Given request: Find how many lines in the material hold the word "with", then state that number and nothing more.

Data segment:
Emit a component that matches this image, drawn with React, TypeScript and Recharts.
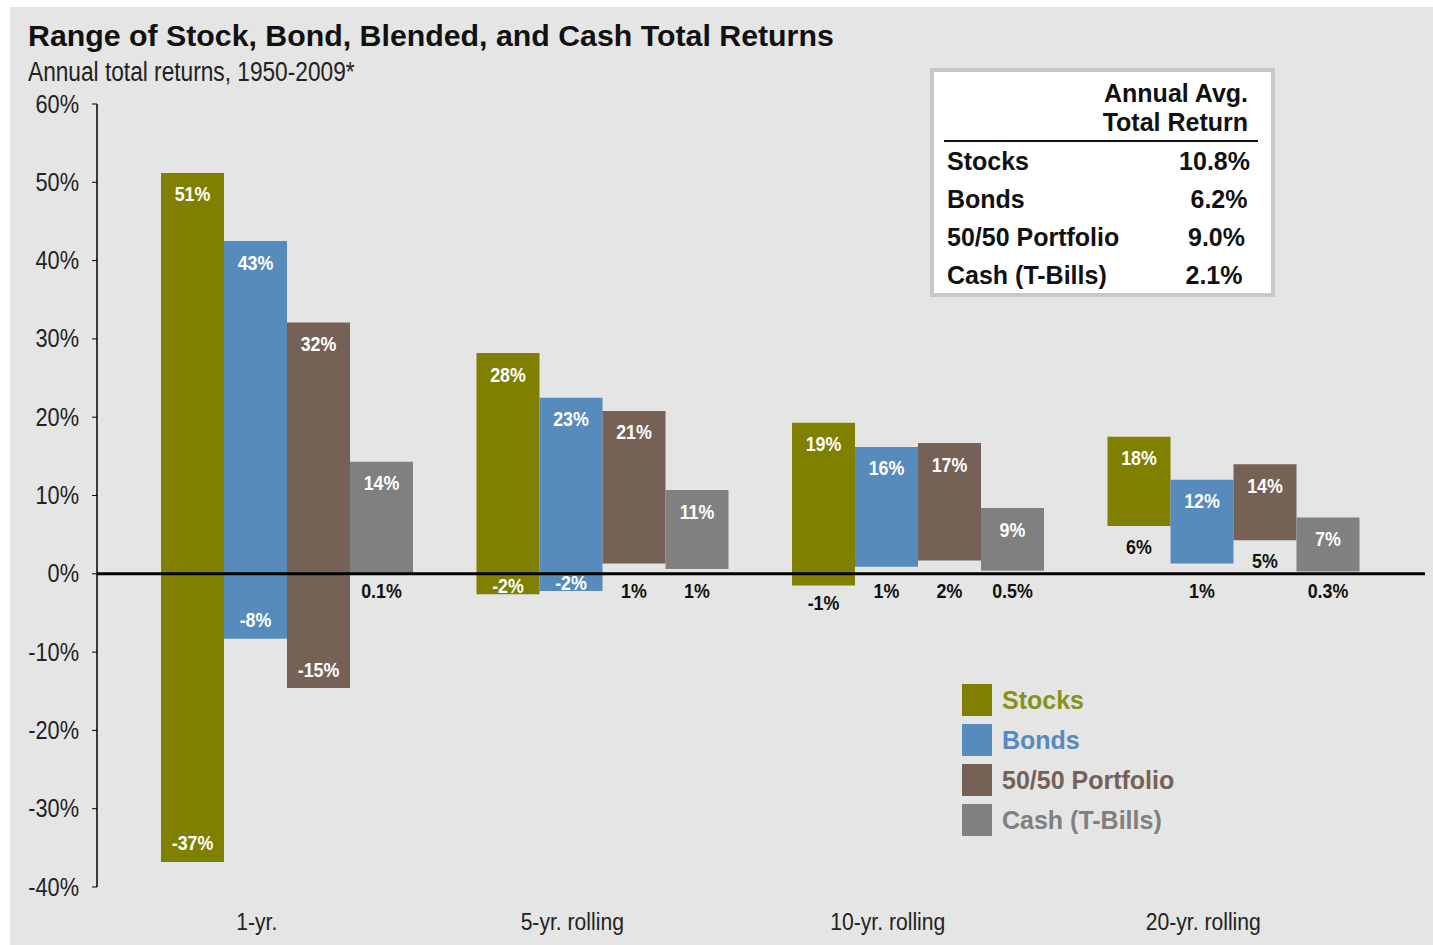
import React from "react";
import { BarChart, Bar, XAxis, YAxis, ReferenceLine, LabelList } from "recharts";

const periods = ["1-yr.", "5-yr. rolling", "10-yr. rolling", "20-yr. rolling"];

const stocksLow = [-36.8, -2.6, -1.5, 6.1];
const stocksHigh = [51.2, 28.2, 19.3, 17.5];
const stocksLowLabels = ["-37%", "-2%", "-1%", "6%"];
const stocksHighLabels = ["51%", "28%", "19%", "18%"];

const bondsLow = [-8.3, -2.2, 0.9, 1.3];
const bondsHigh = [42.5, 22.5, 16.2, 12.0];
const bondsLowLabels = ["-8%", "-2%", "1%", "1%"];
const bondsHighLabels = ["43%", "23%", "16%", "12%"];

const blendLow = [-14.6, 1.3, 1.7, 4.3];
const blendHigh = [32.1, 20.8, 16.7, 14.0];
const blendLowLabels = ["-15%", "1%", "2%", "5%"];
const blendHighLabels = ["32%", "21%", "17%", "14%"];

const cashLow = [0.1, 0.6, 0.4, 0.3];
const cashHigh = [14.3, 10.7, 8.4, 7.2];
const cashLowLabels = ["0.1%", "1%", "0.5%", "0.3%"];
const cashHighLabels = ["14%", "11%", "9%", "7%"];

const yTicks = [-40, -30, -20, -10, 0, 10, 20, 30, 40, 50, 60];

const avgNames = ["Stocks", "Bonds", "50/50 Portfolio", "Cash (T-Bills)"];
const avgValues = ["10.8%", "6.2%", "9.0%", "2.1%"];

const COLORS = {
  stocks: "#808000",
  bonds: "#568bbb",
  blend: "#756156",
  cash: "#808080",
  bg: "#e4e5e4",
};

// no narrow face installed, so condensed text is squeezed with scaleX
const SANS = "'Liberation Sans', Arial, sans-serif";

const series = [
  { key: "stocks", name: "Stocks", color: COLORS.stocks, low: stocksLow, high: stocksHigh, lowLabels: stocksLowLabels, highLabels: stocksHighLabels },
  { key: "bonds", name: "Bonds", color: COLORS.bonds, low: bondsLow, high: bondsHigh, lowLabels: bondsLowLabels, highLabels: bondsHighLabels },
  { key: "blend", name: "50/50 Portfolio", color: COLORS.blend, low: blendLow, high: blendHigh, lowLabels: blendLowLabels, highLabels: blendHighLabels },
  { key: "cash", name: "Cash (T-Bills)", color: COLORS.cash, low: cashLow, high: cashHigh, lowLabels: cashLowLabels, highLabels: cashHighLabels },
];

const data = periods.map((period, i) => {
  const row: any = { period };
  series.forEach((s) => {
    row[s.key] = [s.low[i], s.high[i]];
  });
  return row;
});

const NarrowText = ({ x, y, scale = 0.85, anchor = "middle", children, ...rest }: any) => (
  <text
    transform={`translate(${x},${y}) scale(${scale},1)`}
    x={0}
    y={0}
    textAnchor={anchor}
    dominantBaseline="central"
    fontFamily={SANS}
    {...rest}
  >
    {children}
  </text>
);

function makeLabel(s: (typeof series)[number]) {
  return (props: any) => {
    const { x, y, width, height, index } = props;
    const top = Math.min(y, y + height);
    const h = Math.abs(height);
    const bottom = top + h;
    const low = s.low[index];
    const high = s.high[index];
    const ppu = h / (high - low);
    const zeroY = bottom + low * ppu;
    const cx = x + width / 2;

    let lowY: number;
    let lowFill = "#111";
    if (low < -5) {
      lowY = bottom - 19;
      lowFill = "#fff";
    } else if (low < -2) {
      lowY = bottom - 9;
      lowFill = "#fff";
    } else if (low < 3) {
      lowY = Math.max(bottom, zeroY) + 17;
    } else {
      lowY = bottom + 20;
    }

    return (
      <g>
        <NarrowText x={cx} y={top + 21} fill="#fff" fontWeight="bold" fontSize={21}>
          {s.highLabels[index]}
        </NarrowText>
        <NarrowText x={cx} y={lowY} fill={lowFill} fontWeight="bold" fontSize={21}>
          {s.lowLabels[index]}
        </NarrowText>
      </g>
    );
  };
}

const PeriodTick = (props: any) => {
  const { x, y, payload } = props;
  return (
    <NarrowText x={x - 31} y={y + 27} scale={0.88} fontSize={24} fill="#222">
      {payload.value}
    </NarrowText>
  );
};

const PercentTick = (props: any) => {
  const { x, y, payload } = props;
  return (
    <NarrowText x={x} y={y} scale={0.87} anchor="end" fontSize={25} fill="#222">
      {`${payload.value}%`}
    </NarrowText>
  );
};

const LegendBox = () => (
  <div style={{ fontFamily: SANS, fontWeight: "bold", fontSize: 25 }}>
    {series.map((s) => (
      <div key={s.key} style={{ display: "flex", alignItems: "center", height: 40 }}>
        <div style={{ width: 30, height: 32, background: s.color, marginRight: 10 }} />
        <span style={{ color: s.color === COLORS.stocks ? "#88921a" : s.color }}>{s.name}</span>
      </div>
    ))}
  </div>
);

export default function App() {
  return (
    <div style={{ position: "fixed", left: 0, top: 0, width: 1433, height: 945, background: "#fff", overflow: "hidden" }}>
      <div style={{ position: "absolute", left: 10, top: 7, right: 0, bottom: 0, background: COLORS.bg }} />
      <div style={{ position: "absolute", left: 28, top: 19, fontFamily: SANS, fontWeight: "bold", fontSize: 30.3, lineHeight: "34px", color: "#111", whiteSpace: "nowrap" }}>
        Range of Stock, Bond, Blended, and Cash Total Returns
      </div>
      <div
        style={{
          position: "absolute",
          left: 28,
          top: 56,
          fontFamily: SANS,
          fontSize: 27,
          lineHeight: "32px",
          color: "#222",
          whiteSpace: "nowrap",
          transform: "scaleX(0.84)",
          transformOrigin: "left center",
        }}
      >
        Annual total returns, 1950-2009*
      </div>

      <div style={{ position: "absolute", left: 0, top: 0 }}>
        <BarChart
          width={1433}
          height={945}
          data={data}
          margin={{ top: 104, right: 8, bottom: 18, left: 17 }}
          barCategoryGap={31}
          barGap={0}
        >
          <XAxis
            dataKey="period"
            axisLine={false}
            tickLine={false}
            height={40}
            padding={{ left: 33, right: 33 }}
            tick={<PeriodTick />}
            interval={0}
          />
          <YAxis
            width={80}
            domain={[-40, 60]}
            ticks={yTicks}
            interval={0}
            axisLine={{ stroke: "#000", strokeWidth: 1.5 }}
            tickLine={{ stroke: "#000" }}
            tickSize={5}
            tickMargin={13}
            tick={<PercentTick />}
          />
          {series.map((s) => (
            <Bar key={s.key} dataKey={s.key} name={s.name} fill={s.color} isAnimationActive={false}>
              <LabelList dataKey={s.key} content={makeLabel(s)} />
            </Bar>
          ))}
          <ReferenceLine y={0} stroke="#000" strokeWidth={3} />
        </BarChart>
      </div>

      <div style={{ position: "absolute", left: 962, top: 680 }}>
        <LegendBox />
      </div>

      <div
        style={{
          position: "absolute",
          left: 930,
          top: 68,
          width: 337,
          height: 221,
          background: "#fff",
          border: "4px solid #c8c8c8",
          fontFamily: SANS,
          fontWeight: "bold",
          fontSize: 25,
          color: "#111",
        }}
      >
        <div style={{ position: "absolute", right: 23, top: 7, textAlign: "right", lineHeight: "29px" }}>
          Annual Avg.
          <br />
          Total Return
        </div>
        <div style={{ position: "absolute", left: 10, top: 68, width: 314, borderTop: "2px solid #111" }} />
        {avgNames.map((n, i) => (
          <div key={n} style={{ position: "absolute", left: 13, right: 21 + i * 2.5, top: 75 + i * 38, display: "flex", justifyContent: "space-between", lineHeight: "29px" }}>
            <span>{n}</span>
            <span>{avgValues[i]}</span>
          </div>
        ))}
      </div>
    </div>
  );
}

Output of the task: 2